La conciliación familiar-laboral no es un lujo
Los horarios en España deben dejar de ser una rareza europea
Lo sabemos desde hace muchísimos años. Cuando la mayor parte de Europa se acuesta, los españoles se ponen a cenar, ven la televisión o surfean en Internet. Somos conscientes de que los trabajadores concluyen su jornada en casi toda Europa más o menos a la hora en que bastantes españoles, sobre todo en las zonas muy pobladas, terminan la pausa del almuerzo y vuelven al trabajo. Hay que conciliar acostarse tarde, dormir relativamente poco, trabajar gran parte del día (en jornada muchas veces partida) y prolongar unos horarios que nos separan de la zona con la que más cosas compartimos.
Por el contrario, resulta difícil avanzar en la conciliación de la vida familiar y laboral. Del problema generalizado se salvan (hasta cierto punto) los funcionarios y los sectores más sindicalizados; incluso existen experiencias privadas de horarios intensivos permanentes. El teletrabajo es una gran solución para evitar el excesivo presencialismo. Pero la mayoría continúa atrapada en la lógica de que la crisis económica no permite ocuparse de asuntos tan sofisticados como la conciliación.
Queda el recurso a la intervención pública. Las propuestas que se esperaban del Gobierno desde 2013 llevan un par de años congeladas. Siempre hay temas más urgentes que la conciliación de la vida familiar y laboral de millones de personas.
Una razón poderosa para hacerlo sería el ahorro en las medidas que habrían de tomarse si se mantuviera el statu quo. Cuando los poderes públicos intervienen para racionalizar horarios, no tienen que ocuparse tanto de financiar muchas más guarderías ni de ampliar sus horarios. Eso sí, tienen que mejorar los transportes de las zonas de mayor densidad demográfica: sabemos el elevado coste económico de ese tipo de medidas, pero la pérdida de muchas horas en el transporte debe tenerse muy en cuenta. Los políticos también tendrían que reconsiderar la reforma laboral de 2012, que dio más atribuciones a los empresarios sobre los horarios de sus empleados. ¿Y cómo conciliar la racionalización de horarios laborales con la libertad de horarios comerciales, bajo la presión de reducir costes salariales? ¿Y por qué el poder político ni siquiera se atreve a obligar a las empresas televisivas a que adelanten los horarios de máxima audiencia, como forma de contribuir a estructurar una reforma general de horarios?
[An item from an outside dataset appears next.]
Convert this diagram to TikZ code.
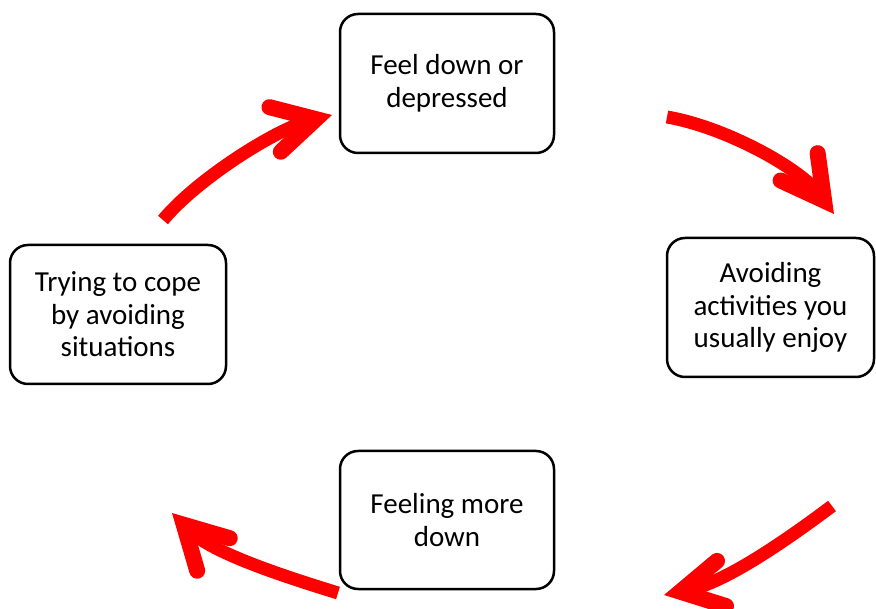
\documentclass[tikz,border=0pt]{standalone}
\usepackage{fontspec}
\setmainfont{Carlito}
\usetikzlibrary{arrows.meta}
\begin{document}
\begin{tikzpicture}[x=1pt,y=-1pt,
  box/.style={draw=black, line width=2.5pt, rounded corners=18pt, align=center,
    font=\fontsize{29}{32.5}\selectfont, inner sep=0pt},
  cyc/.style={draw=red, line width=13pt,
    -{Straight Barb[length=42pt,width=46pt,line width=16pt,line cap=round,line join=miter]}}]
\useasboundingbox (0,0) rectangle (876,609);

% the four stages of the cycle
\node[box, minimum width=214pt, minimum height=139pt] (feel)  at (447,83.5)   {Feel down or\\depressed};
\node[box, minimum width=207pt, minimum height=139pt] (avoid) at (770.5,307.5) {Avoiding\\activities you\\usually enjoy};
\node[box, minimum width=214pt, minimum height=138pt] (more)  at (447,520)    {Feeling more\\down};
\node[box, minimum width=216pt, minimum height=139pt] (cope)  at (118,314.5)  {Trying to cope\\by avoiding\\situations};

% arrow ends
\coordinate (a1s) at (667,117);  \coordinate (a1e) at (834,214);
\coordinate (a2s) at (832,506);  \coordinate (a2e) at (664,595);
\coordinate (a3s) at (338,593);  \coordinate (a3e) at (172,513);
\coordinate (a4s) at (163,220);  \coordinate (a4e) at (332,115);

% curved arrows linking the stages
\draw[cyc] (a1s) .. controls (725,127) and (800,168) .. (a1e);
\draw[cyc] (a2s) .. controls (784,542) and (724,583) .. (a2e);
\draw[cyc] (a3s) .. controls (283,576) and (212,553) .. (a3e);
\draw[cyc] (a4s) .. controls (198,178) and (277,129) .. (a4e);
\end{tikzpicture}
\end{document}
Toda una cadena de intereses se vería afectada.
Resulta chocante que hayan sido posibles intervenciones administrativas en otros terrenos sociales —la prohibición de fumar en centros de trabajo y locales abiertos al público, la aplicación de severas sanciones a las infracciones de tráfico— pero que la potencia pública se vea incapaz de dar el salto a la encrucijada de la vida familiar/laboral. Hay que acumular fuerzas contra una cultura demasiado permisiva, que en el fondo acepta que la mujer cargue con la parte más dura, para negar que la conciliación deba considerarse como un lujo.